Essa publicação faz parte da coleção Revista Brasileira
Editorial
Rosiska Darcy de Oliveira
O sertão é dentro da gente”, já sabia e nos ensinou Riobaldo. Sim, tinha razão. A cada um a travessia do seu grande sertão, suas veredas. Mas há um “dentro da gente” que é comum a todos nós e a isso se chama Cultura. É ela que faz um povo. É ela, a que nasce do povo, e que, viva, o mantém vivo. É ela, a cultura que toma a palavra para falar de si, de nós, nesse número da Revista Brasileira.
Uma cultura viva que nos dá forma e identidade. “Brasileiro que nem eu. Que nem quem?”, pergunta então Bia Lessa, fustigando Mario de Andrade, em uma uma de suas exposições. Bia que pôs em cena e na tela a obra grandiosa de Guimarães Rosa. Afinal, somos tantos e tão diversos!
João Ubaldo em seu Viva o povo brasileiro dá as pistas para uma resposta. Um retrato de Ubaldo, pintado com vários textos dele e sobre ele, evoca uma das obras literárias mais expressivas e multifacetadas de nossa cultura.
A cultura está viva nos versos do cordel e nas xilogravuras de J. Borges.
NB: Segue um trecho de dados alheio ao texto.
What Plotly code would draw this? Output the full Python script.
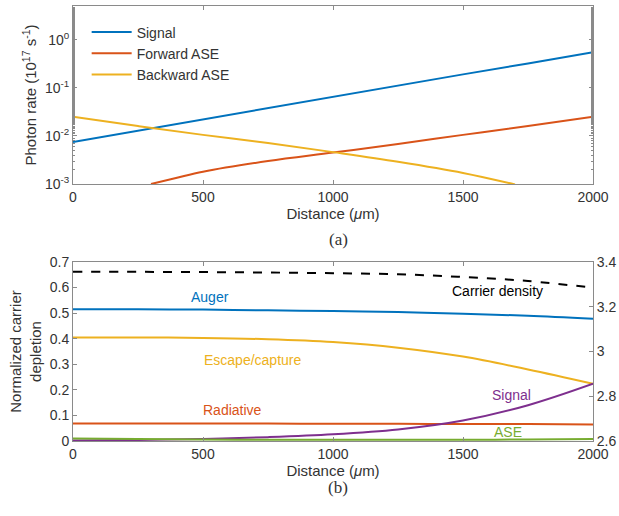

Na ArteNatureza, em Inhotim, onde se inaugura a primeira simbiose entre flores e jardins de infinitos tons de verde, e Hélio Oiticica, Adriana Varejão, Lygia Pape e Tunga. A morte ronda os humanos, mas a cultura sobrevive ao fogo que matou Zé Celso. O teatro encontrou as palavras de Fernanda Montenegro para garantir sua imortalidade e a voz do Oficina para dar continuidade à montagem da “Queda do céu” de Davi Kopenawa e Bruce Albert.
A morte levou José Murilo de Carvalho, mas não apagou a história que ele decifrou com os olhos da lucidez e da inteligência. Zé Murilo iluminou zonas de sombra de um passado sem o qual não se entende o presente. Na cultura vivem esse passado e o presente, os que a fizeram e os que continuam a fazê-la.
Entender quem somos nós, assumir a autoria do ser brasileiro é o desafio de cada página da Revista Brasileira.
Perguntem ao Dr. Drauzio Varella sobre os brasileiros e as brasileiras que vivem no mundo subterrâneo dos presídios e de quem ele trata sem julgamento ou preconceito. O que terá feito a Dra. Nise da Silveira descobrir a arte que se esconde na loucura e cura? Presidiários, loucos, a miséria da condição humana, brasileiros que nem nós.
Perguntem a Clayton Nascimento quem são os “Macacos” que vivem e morrem nas favelas e ressuscitam em revolta, na sua pele seminua no palco de teatros lotados? São brasileiros.
A ficção, a literatura é a arte de se aproximar, infiltrando-se por mil brechas, do insondável ser humano. Escrever tem um porquê, segundo Mia Couto. Ana Miranda se aproxima de si em uma biografia sonhada. Denominador comum, a intimidade com o mistério e a língua portuguesa.
Todos foram, são, veredas dessa Cultura Viva, todos presentes nesse número da Revista Brasileira.